Before moving from sample review to a production decision, check the module under conditions close to the real application.
| Validation Area | What to Check |
|---|---|
| Image result | Resolution, sharpness, color, noise, exposure, distortion. |
| Lighting condition | Bright light, low light, backlight, IR, changing light. |
| Motion | Blur, frame rate, rolling/global shutter needs. |
| Host compatibility | OS, driver, UVC behavior if needed, software stream stability. |
| Mechanical fit | PCB size, mounting, connector, cable direction, enclosure fit. |
| Thermal/environment | Heat, airflow, vibration, dust, humidity, or other project conditions. |
| Cable and connector | Signal stability, bending, length, assembly path. |
| Documentation | Drawings, datasheets, revision notes, test records if available. |
| Production readiness | Confirm final spec, sample approval, packaging, inspection needs, and change-control process. |
The goal is not only to see whether the sample works once. The goal is to reduce risk before committing to a design, purchase order, or production plan.
When to Contact Supertek
If you are evaluating a camera module manufacturer for an OEM or custom project, Supertek’s site describes camera module categories such as USB, MIPI, GMSL, FPDLink, web camera modules, and custom camera module services.
A useful inquiry should include your application, target resolution and frame rate, lens/FOV needs, working distance, lighting condition, board size limits, cable or connector needs, host system, software environment, quantity range, and document requirements.
Supertek can review a suitable camera module path based on the project information you provide.
For a more useful first discussion, prepare:
- Application and device type
- Target image result
- Interface or host system
- Mechanical limits
- Lens/FOV requirements
- Software/output format needs
- Sample and quantity expectations
- Required documents or compliance questions
Contact Supertek with your project requirements, or review Supertek’s camera module categories and custom camera module options before sending an RFQ.
FAQ
How do I choose a camera module manufacturer?
Choose a camera module manufacturer by checking whether the supplier can support your application, interface, sensor, lens, mechanical, software, documentation, and RFQ needs. Avoid choosing only from a supplier list. A manufacturer should be evaluated against your host system, image requirements, validation process, and evidence needs.
What information should I send before requesting a quote?
Send the application, target resolution, frame rate, interface or host system, lens/FOV needs, working distance, lighting condition, PCB size limit, cable/connector needs, operating system, output format, sample quantity, expected quantity range, and document requirements. If you need customization, include drawings or reference samples when available.
What is the difference between USB and MIPI camera modules?
USB camera modules are often used where a more direct host connection is needed, and UVC behavior may be useful in some systems.
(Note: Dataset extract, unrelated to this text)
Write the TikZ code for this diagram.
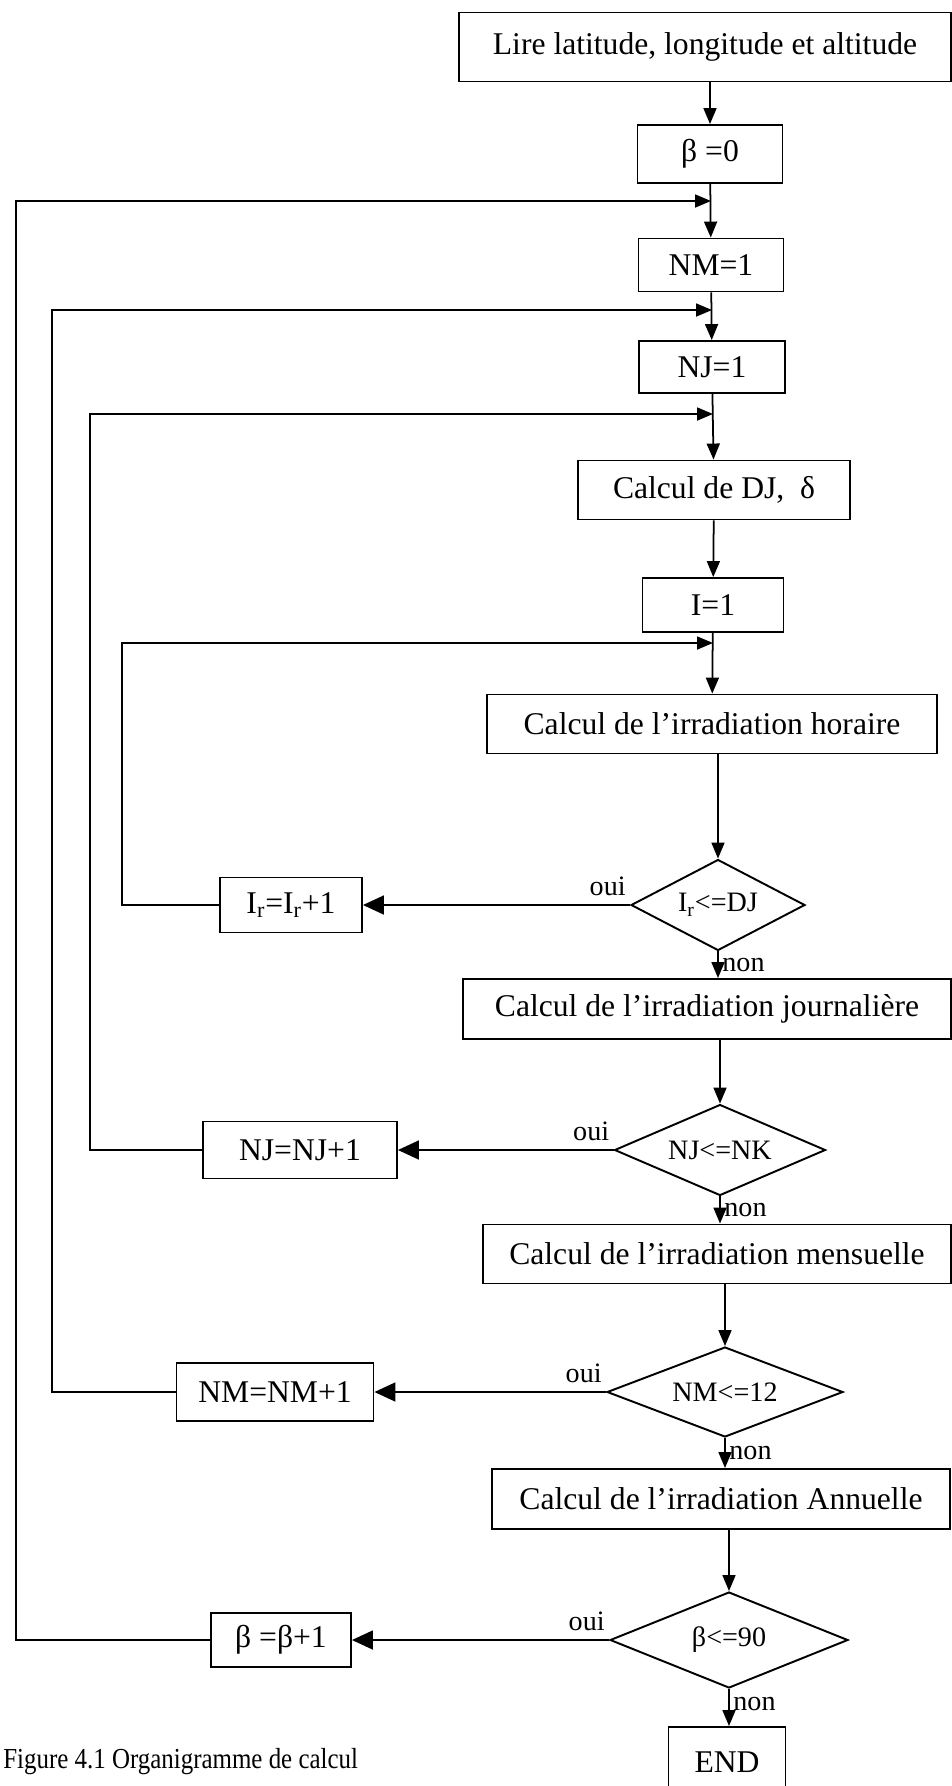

MIPI camera modules are commonly used in embedded designs where the camera connects closely to a processor or embedded board. The right choice depends on host platform, bandwidth, cable path, software, and validation needs.
Can a camera module be customized for my application?
A camera module may be customized in areas such as lens, cable, connector, PCB shape, firmware, output format, or image tuning, depending on the project requirements and feasibility review. Customization should be discussed with application details, mechanical limits, host system, and validation needs.
What documents should I ask a camera module supplier for?
Ask what documents are available for your project type. Useful documents may include datasheets, mechanical drawings, interface notes, sample test notes, software/output notes, revision information, packaging details, and compliance documents if your application requires them. Do not assume every document is available for every module.
Which specs matter most when selecting a camera module?
Important specs include resolution, frame rate, sensor type, shutter type, lens/FOV, working distance, PCB size, interface, connector, cable length, output format, host OS, software requirements, power, and environmental conditions. The most important specs depend on the application.
What should be tested before moving from sample to production?
Test image quality, lighting behavior, host compatibility, software stability, mechanical fit, cable/connector reliability, thermal or environmental conditions, documentation, and final specification approval. Sample testing should match the real application as closely as possible.
Are camera module certifications required?
Certification needs depend on the target market, application, product category, and buyer requirements. Ask the supplier what documents are available, then confirm with your internal compliance team or relevant regulatory specialist. Avoid relying on broad certification claims without exact document scope.